There are certain basic rules that govern the decision of this type of case. First, for venue purposes the plaintiff must establish that the defendant truckdriver who asserted his plea of privilege committed some negligent act or omission in the county in which the action was brought that proximately caused the damages complained of. D. E. McAlister Trucking Company v. Shaw, 352 S.W.2d 530 (Tex. Civ.App. — Ft. Worth 1961).

On appeal from an order sustaining the defendant’s plea of privilege, the Appellate Court should affirm the judgment of the trial court if there exists in the record evidence of probative value, sufficient to support the trial court’s judgment. On the no evidence contention, if, discarding all of the adverse evidence, and giving credit to all of the evidence that is favorable to the successful party, and indulging every reasonable conclusion that is favorable to him, a trier of the facts may have found in his favor, then it is to be concluded that there is evidence to support the finding. This rule is applicable on appeal from orders sustaining or overruling a plea of privilege. Banks v. Collins, 152 Tex. 265, 257 S.W.2d 97 (1953).

It is well settled that a person is not bound to anticipate the negligent or unlawful conduct of another. De Winne v. Allen, 154 Tex. 316, 277 S.W.2d 95 (1955). The truckdriver defendant had the right of way. The driver with the right of way is under a duty to take evasive action (or his failure to take evasive action is negligence), only after the other driver without the right of way has done something which would alert a reasonable prudent person to the danger of a collision if evasive action is not taken. Skyline Cab Company v. Bradley, 325 S.W.2d 176 (Tex.Civ.App.' — Houston, 1959, ref., n.r.e.). Therefore, the truckdriver was not required to anticipate that the plaintiff would fail to yield the right of way until he actually entered the main portion of the highway. Up until such time the truck-driver was justified in believing that the plaintiff would act in a lawful or prudent manner. At that point in time when the truckdriver saw that the plaintiff was not going to yield the right of way, his evasive reaction in applying his brakes and turning to the left occurred within that time re*675quired of such a driver when we use the ordinary prudent person standard. We hold that the evidence supports such a finding by the trial court.

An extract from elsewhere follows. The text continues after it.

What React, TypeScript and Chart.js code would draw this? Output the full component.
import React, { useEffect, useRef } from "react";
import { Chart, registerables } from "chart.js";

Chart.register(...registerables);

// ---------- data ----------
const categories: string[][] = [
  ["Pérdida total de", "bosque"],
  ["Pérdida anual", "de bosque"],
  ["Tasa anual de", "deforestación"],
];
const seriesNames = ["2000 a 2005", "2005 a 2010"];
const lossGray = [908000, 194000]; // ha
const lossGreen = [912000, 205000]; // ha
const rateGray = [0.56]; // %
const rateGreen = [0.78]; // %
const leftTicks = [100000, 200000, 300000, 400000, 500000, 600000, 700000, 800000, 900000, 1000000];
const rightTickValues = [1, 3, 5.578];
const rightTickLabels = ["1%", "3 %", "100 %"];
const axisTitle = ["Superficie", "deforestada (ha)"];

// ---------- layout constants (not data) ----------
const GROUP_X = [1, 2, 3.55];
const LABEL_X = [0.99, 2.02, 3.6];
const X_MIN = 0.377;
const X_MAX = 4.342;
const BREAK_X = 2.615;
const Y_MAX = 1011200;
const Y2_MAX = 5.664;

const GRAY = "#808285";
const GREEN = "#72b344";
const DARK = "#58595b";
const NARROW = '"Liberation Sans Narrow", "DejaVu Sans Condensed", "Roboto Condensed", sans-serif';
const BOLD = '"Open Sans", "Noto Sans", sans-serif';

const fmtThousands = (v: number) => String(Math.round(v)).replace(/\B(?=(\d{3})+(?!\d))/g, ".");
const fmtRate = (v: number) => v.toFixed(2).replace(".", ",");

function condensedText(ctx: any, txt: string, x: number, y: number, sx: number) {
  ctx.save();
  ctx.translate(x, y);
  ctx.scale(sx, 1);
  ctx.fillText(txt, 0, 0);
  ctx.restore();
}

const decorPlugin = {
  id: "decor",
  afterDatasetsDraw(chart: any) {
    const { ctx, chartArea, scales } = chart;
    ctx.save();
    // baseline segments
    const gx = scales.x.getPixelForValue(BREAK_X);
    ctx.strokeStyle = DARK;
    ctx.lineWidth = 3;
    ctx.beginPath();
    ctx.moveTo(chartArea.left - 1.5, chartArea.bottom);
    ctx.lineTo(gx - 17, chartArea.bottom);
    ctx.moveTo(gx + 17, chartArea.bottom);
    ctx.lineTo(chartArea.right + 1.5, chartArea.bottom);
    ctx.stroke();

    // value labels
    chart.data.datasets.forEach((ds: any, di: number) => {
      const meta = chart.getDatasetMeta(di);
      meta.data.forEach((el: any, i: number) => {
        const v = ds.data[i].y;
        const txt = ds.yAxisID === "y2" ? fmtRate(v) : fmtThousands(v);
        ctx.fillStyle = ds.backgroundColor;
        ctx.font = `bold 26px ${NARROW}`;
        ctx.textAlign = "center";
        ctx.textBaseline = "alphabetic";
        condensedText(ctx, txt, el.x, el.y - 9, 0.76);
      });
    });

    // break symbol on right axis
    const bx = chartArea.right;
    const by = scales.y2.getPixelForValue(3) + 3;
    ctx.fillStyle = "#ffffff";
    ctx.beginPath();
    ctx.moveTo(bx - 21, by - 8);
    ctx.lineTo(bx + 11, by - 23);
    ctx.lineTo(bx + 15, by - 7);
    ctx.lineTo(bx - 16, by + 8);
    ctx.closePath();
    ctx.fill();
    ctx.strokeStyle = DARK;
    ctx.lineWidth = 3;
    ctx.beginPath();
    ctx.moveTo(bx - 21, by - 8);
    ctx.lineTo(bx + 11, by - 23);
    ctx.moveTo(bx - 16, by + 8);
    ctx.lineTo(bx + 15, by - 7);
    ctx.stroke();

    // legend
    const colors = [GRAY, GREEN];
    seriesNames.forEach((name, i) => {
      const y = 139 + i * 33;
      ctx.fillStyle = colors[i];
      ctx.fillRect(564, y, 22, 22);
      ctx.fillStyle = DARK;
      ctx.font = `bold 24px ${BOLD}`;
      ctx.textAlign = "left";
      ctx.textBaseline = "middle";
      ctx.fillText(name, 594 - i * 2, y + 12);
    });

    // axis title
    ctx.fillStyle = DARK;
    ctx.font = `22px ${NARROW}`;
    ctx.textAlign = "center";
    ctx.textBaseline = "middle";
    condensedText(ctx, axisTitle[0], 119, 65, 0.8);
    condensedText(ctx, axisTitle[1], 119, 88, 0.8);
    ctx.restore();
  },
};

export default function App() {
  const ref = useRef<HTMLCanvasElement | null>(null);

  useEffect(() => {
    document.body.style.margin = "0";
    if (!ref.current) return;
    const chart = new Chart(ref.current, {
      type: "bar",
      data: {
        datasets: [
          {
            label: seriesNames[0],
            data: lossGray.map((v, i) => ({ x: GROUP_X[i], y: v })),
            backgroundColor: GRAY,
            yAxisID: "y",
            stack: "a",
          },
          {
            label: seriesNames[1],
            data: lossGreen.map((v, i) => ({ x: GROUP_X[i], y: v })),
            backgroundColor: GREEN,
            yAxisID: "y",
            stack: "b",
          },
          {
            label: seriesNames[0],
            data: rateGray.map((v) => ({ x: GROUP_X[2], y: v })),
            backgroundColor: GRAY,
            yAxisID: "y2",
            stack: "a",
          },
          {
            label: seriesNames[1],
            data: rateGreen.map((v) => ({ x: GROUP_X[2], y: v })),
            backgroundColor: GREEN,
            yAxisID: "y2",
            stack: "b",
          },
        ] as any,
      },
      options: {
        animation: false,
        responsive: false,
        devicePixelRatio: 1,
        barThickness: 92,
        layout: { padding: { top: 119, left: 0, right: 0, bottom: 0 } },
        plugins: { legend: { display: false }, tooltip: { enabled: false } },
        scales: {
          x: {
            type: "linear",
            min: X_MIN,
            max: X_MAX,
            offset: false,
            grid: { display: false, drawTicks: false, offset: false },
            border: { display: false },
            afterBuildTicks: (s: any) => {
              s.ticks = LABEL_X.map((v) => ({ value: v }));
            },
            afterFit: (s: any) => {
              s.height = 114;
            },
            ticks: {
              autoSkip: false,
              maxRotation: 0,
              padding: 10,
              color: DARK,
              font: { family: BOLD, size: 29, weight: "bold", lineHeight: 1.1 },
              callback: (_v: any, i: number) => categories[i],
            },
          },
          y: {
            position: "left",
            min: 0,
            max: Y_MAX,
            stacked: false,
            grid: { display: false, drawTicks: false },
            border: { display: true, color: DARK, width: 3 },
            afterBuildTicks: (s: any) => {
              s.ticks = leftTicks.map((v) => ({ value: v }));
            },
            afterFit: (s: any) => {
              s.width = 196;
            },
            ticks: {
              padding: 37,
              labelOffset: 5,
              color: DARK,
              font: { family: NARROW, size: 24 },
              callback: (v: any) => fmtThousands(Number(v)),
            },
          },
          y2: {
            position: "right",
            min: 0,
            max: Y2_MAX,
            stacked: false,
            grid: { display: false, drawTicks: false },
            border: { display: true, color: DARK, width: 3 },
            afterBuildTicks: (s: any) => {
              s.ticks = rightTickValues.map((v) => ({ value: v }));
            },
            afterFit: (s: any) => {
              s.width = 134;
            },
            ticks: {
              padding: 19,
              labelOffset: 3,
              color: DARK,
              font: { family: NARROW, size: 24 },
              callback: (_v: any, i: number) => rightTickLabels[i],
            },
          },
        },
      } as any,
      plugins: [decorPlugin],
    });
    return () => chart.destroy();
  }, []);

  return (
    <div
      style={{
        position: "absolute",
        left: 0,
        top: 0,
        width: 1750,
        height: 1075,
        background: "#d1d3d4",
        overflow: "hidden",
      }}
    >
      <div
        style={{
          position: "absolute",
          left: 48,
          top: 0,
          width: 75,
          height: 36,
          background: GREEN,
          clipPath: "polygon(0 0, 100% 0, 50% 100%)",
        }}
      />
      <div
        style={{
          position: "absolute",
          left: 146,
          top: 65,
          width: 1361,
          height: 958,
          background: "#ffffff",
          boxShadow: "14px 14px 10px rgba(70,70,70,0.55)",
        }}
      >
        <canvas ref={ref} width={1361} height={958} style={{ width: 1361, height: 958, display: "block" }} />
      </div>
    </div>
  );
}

The truckdriver s lookout was equally as alert. The driver with the right of way ordinarily has a duty to keep a lookout for other vehicles entering the intersection and his failure to do so is negligence, but such failure to keep a proper lookout is a proximate cause of the collision only if such lookout would have revealed something on the part of the other vehicle that, if seen, would have alerted him to the danger of a collision at such time or distance that proper evasive action taken by him would have prevented it. Pittman v. Licerio, 496 S.W.2d 676 (Tex. Civ.App. — Corpus Christi 1973). Taking into consideration the defendant’s speed, his reaction time, and that point when it was apparent that the plaintiff was going to fail to yield the right of way, we believe the defendant took such evasive action as an ordinarily prudent person would have done under the same or similar circumstances. The evidence is almost conclusive that the truckdriver saw the plaintiff driver at that point in time when his lookout would have required him to take such action.

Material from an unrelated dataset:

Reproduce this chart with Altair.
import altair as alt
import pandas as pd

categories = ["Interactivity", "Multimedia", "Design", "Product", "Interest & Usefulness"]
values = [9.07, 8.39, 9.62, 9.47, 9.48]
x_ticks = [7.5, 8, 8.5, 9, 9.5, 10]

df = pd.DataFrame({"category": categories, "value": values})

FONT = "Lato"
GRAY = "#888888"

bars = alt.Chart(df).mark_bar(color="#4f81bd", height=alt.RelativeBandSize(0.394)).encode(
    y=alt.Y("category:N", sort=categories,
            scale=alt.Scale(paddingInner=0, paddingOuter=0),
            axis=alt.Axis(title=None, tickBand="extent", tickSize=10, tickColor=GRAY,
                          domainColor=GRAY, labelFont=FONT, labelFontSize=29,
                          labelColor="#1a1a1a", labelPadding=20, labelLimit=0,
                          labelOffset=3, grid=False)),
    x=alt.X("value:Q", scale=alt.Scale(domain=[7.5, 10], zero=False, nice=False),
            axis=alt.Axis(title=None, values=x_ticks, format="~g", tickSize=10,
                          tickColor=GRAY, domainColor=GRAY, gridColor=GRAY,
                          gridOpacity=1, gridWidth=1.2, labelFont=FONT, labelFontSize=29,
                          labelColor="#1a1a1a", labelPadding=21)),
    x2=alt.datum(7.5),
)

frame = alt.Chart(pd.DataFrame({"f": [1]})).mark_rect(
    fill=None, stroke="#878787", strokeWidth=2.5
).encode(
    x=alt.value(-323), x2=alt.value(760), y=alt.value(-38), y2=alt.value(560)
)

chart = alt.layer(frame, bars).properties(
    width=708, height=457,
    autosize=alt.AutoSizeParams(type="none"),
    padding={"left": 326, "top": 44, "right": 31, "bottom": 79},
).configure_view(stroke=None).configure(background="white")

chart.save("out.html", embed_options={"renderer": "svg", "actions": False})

Even if we should agree with the plaintiff that there was some negligence on the part of the truckdriver, we cannot hold that there was evidence that such negligence was a proximate cause of the collision. Here, there is an implied finding of the trial court in the support of its judgment that such negligence, if established, was not a proximate cause of the collision. Both foreseeability and cause in fact are the essential elements in a proximate cause finding. They are not present in this case. Having considered all the evidence, we are required to affirm the judgment of the trial court. Missouri Pacific Railroad Company v. Corpus Christi Hardware Company, 414 S.W.2d 18S (Tex.Civ.App. —Corpus Christi 1967) ; Samford v. Duff, 483 S.W.2d 517 (Tex.Civ.App. — Corpus Christi 1972, ref.n.r.e.).

Judgment of the trial court is affirmed.